--- Stated problem ---
Pull out every line with the word "seaborn".
################
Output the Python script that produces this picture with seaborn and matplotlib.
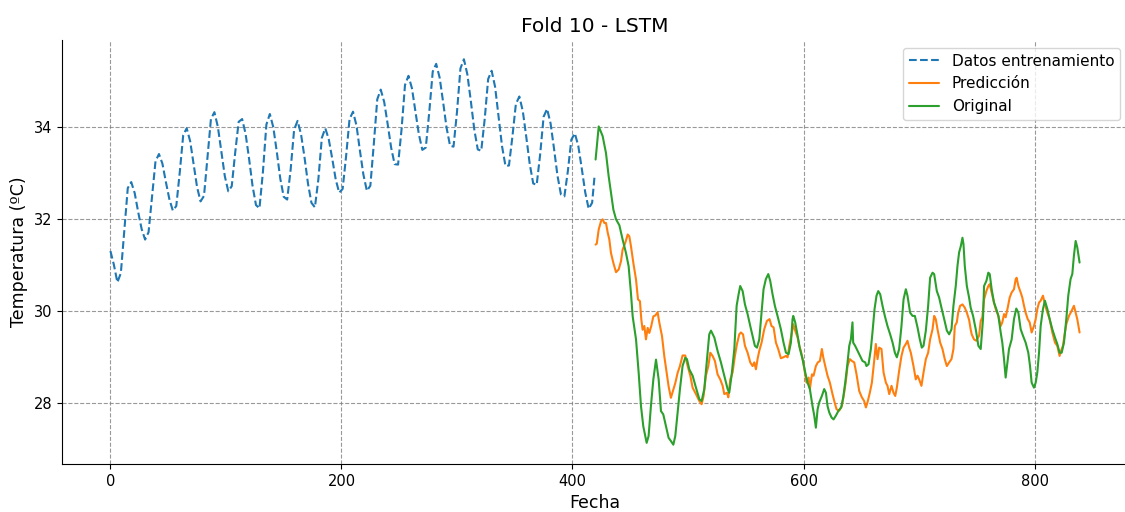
import pandas as pd
import matplotlib
matplotlib.use('Agg')
import matplotlib.pyplot as plt
import seaborn as sns

# Datos de entrenamiento (x cada 3 pasos)
train_x = list(range(0, 420, 3)) + [419]
train_y = [31.30, 31.00, 30.62, 30.82, 31.76, 32.67, 32.80, 32.56, 32.15, 31.78,
           31.55, 31.71, 32.48, 33.25, 33.41, 33.20, 32.80, 32.43, 32.18, 32.28,
           33.01, 33.82, 33.97, 33.69, 33.19, 32.69, 32.38, 32.50, 33.33, 34.17,
           34.32, 34.00, 33.46, 32.93, 32.60, 32.71, 33.44, 34.11, 34.17, 33.85,
           33.31, 32.72, 32.30, 32.23, 33.02, 34.05, 34.28, 33.99, 33.46, 32.88,
           32.48, 32.42, 33.07, 33.94, 34.13, 33.84, 33.34, 32.77, 32.35, 32.25,
           32.86, 33.76, 33.97, 33.73, 33.31, 32.86, 32.57, 32.65, 33.36, 34.17,
           34.33, 34.03, 33.48, 32.96, 32.61, 32.72, 33.63, 34.60, 34.81, 34.54,
           34.06, 33.55, 33.19, 33.18, 33.94, 34.91, 35.11, 34.84, 34.34, 33.84,
           33.50, 33.55, 34.32, 35.20, 35.37, 35.07, 34.54, 33.98, 33.59, 33.57,
           34.32, 35.27, 35.47, 35.14, 34.56, 33.94, 33.51, 33.48, 34.17, 35.04,
           35.22, 34.87, 34.23, 33.58, 33.15, 33.16, 33.79, 34.50, 34.66, 34.34,
           33.78, 33.19, 32.77, 32.74, 33.40, 34.22, 34.39, 34.08, 33.53, 32.94,
           32.53, 32.49, 33.04, 33.72, 33.86, 33.59, 33.10, 32.58, 32.22, 32.35,
           32.90]

# Serie original (test)
orig_x = [420, 422.7, 426.1, 429, 431.3, 433.3, 435.4, 437.7, 440.6, 443.4, 446.3, 448.6,
          450.6, 452.1, 455, 457.3, 459.3, 461.3, 464.2, 465.9, 467.9, 470, 472.3, 474.6,
          476.6, 478.6, 480.9, 483.2, 485.2, 487.3, 489, 491, 493, 495.3, 497.6, 499.1,
          501.1, 504, 506.9, 509.8, 511.8, 514.1, 516.4, 518.4, 519.9, 522.8, 525.6, 528.5,
          531.4, 534.3, 535.7, 537.7, 540.1, 542.1, 543.8, 545.2, 547.3, 549.3, 551.6, 553.9,
          555.9, 557.9, 559.7, 561.7, 563.7, 565.4, 567.4, 569.5, 571.2, 573.2, 575.2, 577.5,
          580.4, 582.7, 584.8, 587.1, 589.1, 590.5, 591.1, 592.8, 594.9, 596.9, 599.2, 601.5,
          603.5, 605.5, 607.8, 609.3, 610.7, 612.2, 613.6, 615.9, 617.9, 619.4, 620.8, 622.3,
          624.3, 626, 628, 630.3, 632.6, 634.4, 636.1, 637.8, 639.6, 641, 642.4, 643,
          644.7, 646.8, 648.8, 651.1, 653.4, 654.5, 656.3, 658.3, 659.7, 661.5, 663.2, 664.7,
          666.4, 668.4, 670.4, 672.7, 675, 677.1, 679.1, 680.8, 682.8, 684.8, 686.6, 688.6,
          690, 692.3, 694.4, 696.4, 698.7, 700.7, 702.4, 703.9, 705.9, 707.9, 709.6, 711.7,
          713.1, 715.4, 717.4, 719.4, 721.8, 724.1, 726.1, 728.1, 729.8, 731.8, 733.3, 734.7,
          736.2, 737.6, 738.5, 739.6, 741.4, 743.4, 744.7, 746.8, 749.1, 751.4, 753.4, 755.4,
          756.3, 758.3, 760, 761.2, 762.9, 764.9, 766.9, 768.7, 770.7, 772.1, 773.6, 775,
          776.5, 777.9, 780.2, 782.2, 784.2, 786, 788, 790, 792.3, 794.6, 796.1, 797.5,
          799.5, 801, 802.4, 803.9, 805.3, 807.3, 809, 811.1, 813.1, 815.4, 817.7, 819.7,
          821.7, 823.5, 825.5, 827.5, 829.2, 831.2, 832.7, 834.1, 835.6, 837, 839]
orig_y = [33.29, 34.01, 33.80, 33.43, 32.93, 32.57, 32.20, 31.99, 31.86, 31.55, 31.26, 30.97,
          30.39, 29.88, 29.38, 28.65, 27.93, 27.49, 27.13, 27.28, 27.93, 28.51, 28.94, 28.51,
          27.82, 27.75, 27.49, 27.24, 27.17, 27.09, 27.28, 27.78, 28.29, 28.80, 28.98, 28.95,
          28.73, 28.59, 28.33, 28.08, 28.04, 28.30, 28.95, 29.49, 29.57, 29.42, 29.13, 28.88,
          28.59, 28.30, 28.22, 28.59, 29.17, 30.11, 30.36, 30.54, 30.43, 30.14, 29.93, 29.67,
          29.46, 29.24, 29.20, 29.38, 29.96, 30.47, 30.69, 30.80, 30.65, 30.36, 30.11, 29.89,
          29.60, 29.31, 29.09, 29.06, 29.31, 29.82, 29.89, 29.75, 29.46, 29.17, 28.95, 28.66,
          28.44, 28.30, 27.93, 27.72, 27.46, 27.86, 28.01, 28.15, 28.30, 28.22, 27.93, 27.79,
          27.68, 27.64, 27.72, 27.83, 27.90, 28.12, 28.44, 28.80, 29.24, 29.38, 29.75, 29.31,
          29.24, 29.13, 29.02, 28.91, 28.88, 28.80, 28.84, 29.17, 29.53, 30.04, 30.33, 30.43,
          30.36, 30.11, 29.89, 29.67, 29.49, 29.31, 29.09, 28.99, 29.17, 29.67, 30.25, 30.47,
          30.33, 29.96, 29.89, 29.89, 29.64, 29.38, 29.20, 29.24, 29.57, 30.11, 30.72, 30.83,
          30.80, 30.43, 30.29, 30.07, 29.82, 29.57, 29.49, 29.60, 30.11, 30.54, 30.98, 31.27,
          31.41, 31.59, 31.45, 30.98, 30.54, 30.28, 30.07, 29.89, 29.60, 29.24, 29.17, 29.82,
          30.54, 30.65, 30.83, 30.80, 30.47, 30.18, 30.04, 29.89, 29.53, 29.31, 28.95, 28.55,
          28.88, 29.17, 29.38, 29.82, 30.05, 29.96, 29.60, 29.46, 29.31, 29.09, 28.80, 28.44,
          28.33, 28.44, 28.66, 29.09, 29.67, 30.04, 30.22, 30.04, 29.82, 29.60, 29.42, 29.28,
          29.09, 29.09, 29.31, 29.82, 30.33, 30.69, 30.80, 31.20, 31.52, 31.38, 31.05]

# Predicción LSTM
pred_x = [420, 421, 422.7, 424.7, 426.1, 427.6, 429, 430.5, 431.9, 433.3, 435.4, 437.7,
          440, 442, 443.4, 445.7, 447.8, 449.2, 450.6, 452.7, 455, 456.7, 458.4, 459.6,
          460.7, 462.2, 463.6, 465.1, 466.5, 468.2, 470, 471.7, 473.7, 475.2, 477.5, 479.5,
          481.5, 483.2, 485.2, 487.3, 489, 491, 493, 495.3, 497.6, 499.7, 502, 504,
          506.9, 509.8, 511.8, 513.5, 515.5, 517.6, 519.3, 521.3, 523.3, 525.6, 527.9, 530,
          531.4, 533.7, 534.9, 536.6, 538.6, 540.6, 542.4, 544.4, 545.8, 547.6, 549.3, 551.6,
          553.9, 555.9, 557.4, 558.8, 560.2, 561.7, 563.7, 566, 568.3, 570.6, 572.3, 574.1,
          576.1, 578.1, 580.4, 582.5, 584.8, 586.2, 587.7, 590, 591.1, 592.8, 594.9, 596.3,
          597.7, 599.8, 601.5, 602.6, 604.4, 605.5, 607.3, 608.7, 610.7, 612.4, 614.2, 615.9,
          617.1, 618.8, 620.8, 622.8, 625.1, 626.6, 628.6, 630.9, 633.2, 635.2, 636.7, 638.1,
          640.1, 641.9, 643.9, 645.9, 648.2, 650.5, 652.5, 654, 655.4, 657.4, 659.2, 661.2,
          662.6, 664.1, 665.5, 667.5, 669.3, 671.3, 672.7, 674.2, 676.2, 677.9, 679.4, 680.8,
          682.8, 684.8, 686.6, 688.6, 690, 691.5, 692.9, 695.2, 697.2, 698.7, 700.1, 702.1,
          703.9, 705.9, 707.9, 709.6, 711.7, 713.1, 714.5, 716, 718.3, 720.3, 722.3, 724.1,
          726.1, 728.1, 729.8, 731, 732.7, 733.9, 735.6, 737.6, 739.6, 741.4, 743.4, 744.7,
          745.6, 747.6, 749.6, 752, 753.4, 754.8, 756.3, 758.3, 760, 761.2, 762.9, 764.9,
          766.4, 768.7, 770.7, 772.1, 773.6, 775, 776.8, 778.5, 780.2, 782.2, 783.7, 784.5,
          786, 788, 789.4, 790.9, 792.3, 794.1, 795.8, 797.5, 799.5, 801, 802.4, 803.9,
          805.3, 807.3, 809, 811.1, 813.1, 815.4, 817.7, 819.7, 821.7, 822.9, 824.6, 826.3,
          827.5, 829.8, 832.1, 834.1, 835.6, 837, 839]
pred_y = [31.44, 31.46, 31.77, 31.95, 31.99, 31.91, 31.91, 31.70, 31.55, 31.26, 31.04, 30.84,
          30.90, 31.08, 31.33, 31.48, 31.66, 31.62, 31.41, 31.04, 30.68, 30.25, 30.21, 29.81,
          29.59, 29.67, 29.38, 29.63, 29.52, 29.67, 29.88, 29.90, 29.97, 29.74, 29.45, 29.01,
          28.65, 28.36, 28.11, 28.29, 28.43, 28.65, 28.80, 29.03, 29.03, 28.80, 28.59, 28.33,
          28.19, 28.04, 27.97, 28.15, 28.59, 28.80, 29.09, 29.02, 28.91, 28.62, 28.51, 28.37,
          28.19, 28.22, 28.12, 28.51, 28.66, 29.02, 29.28, 29.49, 29.53, 29.49, 29.24, 29.09,
          28.88, 28.80, 28.88, 28.73, 28.95, 29.13, 29.31, 29.60, 29.78, 29.82, 29.67, 29.64,
          29.31, 29.17, 28.97, 28.99, 29.02, 28.99, 29.24, 29.53, 29.71, 29.57, 29.42, 29.24,
          29.13, 28.88, 28.62, 28.44, 28.55, 28.30, 28.62, 28.59, 28.80, 28.88, 28.91, 29.17,
          28.99, 28.80, 28.59, 28.44, 28.19, 28.04, 27.86, 27.83, 27.93, 28.22, 28.48, 28.80,
          28.95, 28.91, 28.88, 28.62, 28.26, 28.12, 28.04, 27.90, 28.01, 28.22, 28.44, 28.92,
          29.28, 28.95, 29.20, 29.17, 28.66, 28.44, 28.37, 28.19, 28.37, 28.22, 28.15, 28.33,
          28.70, 29.02, 29.20, 29.28, 29.35, 29.20, 29.09, 28.80, 28.51, 28.59, 28.51, 28.37,
          28.66, 28.95, 29.09, 29.38, 29.60, 29.89, 29.82, 29.60, 29.31, 29.17, 28.95, 28.80,
          28.88, 28.95, 29.17, 29.67, 29.75, 29.96, 30.11, 30.14, 30.07, 29.96, 29.80, 29.60,
          29.49, 29.38, 29.35, 29.46, 29.78, 29.86, 30.25, 30.43, 30.54, 30.58, 30.40, 30.18,
          30.04, 29.89, 29.67, 29.75, 29.93, 29.86, 30.07, 30.29, 30.40, 30.47, 30.69, 30.72,
          30.54, 30.40, 30.29, 30.11, 29.96, 29.82, 29.75, 29.53, 29.67, 29.82, 30.04, 30.18,
          30.22, 30.33, 30.14, 29.96, 29.82, 29.53, 29.31, 29.24, 29.02, 29.13, 29.24, 29.53,
          29.71, 29.89, 30.00, 30.11, 29.96, 29.82, 29.53]

# Estilo: texto y ejes en negro
sns.set_style('ticks', {'axes.edgecolor': 'black', 'text.color': 'black',
                        'axes.labelcolor': 'black', 'xtick.color': 'black',
                        'ytick.color': 'black'})

fig = plt.figure(figsize=(11.25, 5.12), dpi=100)
ax = fig.add_axes([0.0551, 0.0938, 0.9476, 0.8281])

sns.lineplot(x=train_x, y=train_y, ax=ax, color='#1f77b4', linestyle='--',
             linewidth=1.5, label='Datos entrenamiento', sort=False, estimator=None)
sns.lineplot(x=pred_x, y=pred_y, ax=ax, color='#ff7f0e',
             linewidth=1.5, label='Predicción', sort=False, estimator=None)
sns.lineplot(x=orig_x, y=orig_y, ax=ax, color='#2ca02c',
             linewidth=1.5, label='Original', sort=False, estimator=None)

ax.set_title('Fold 10 - LSTM', fontsize=14.5)
ax.set_xlabel('Fecha', fontsize=12.5)
ax.set_ylabel('Temperatura (ºC)', fontsize=12.5)
ax.tick_params(labelsize=10.5)
ax.grid(True, linestyle='--', color='gray', linewidth=0.8, alpha=0.8)
ax.legend(loc='upper right', fontsize=11)
sns.despine(ax=ax)

plt.savefig('out.png', dpi=100)
plt.close()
################
--- Written answer ---
Output the Python script that produces this picture with seaborn and matplotlib.
import seaborn as sns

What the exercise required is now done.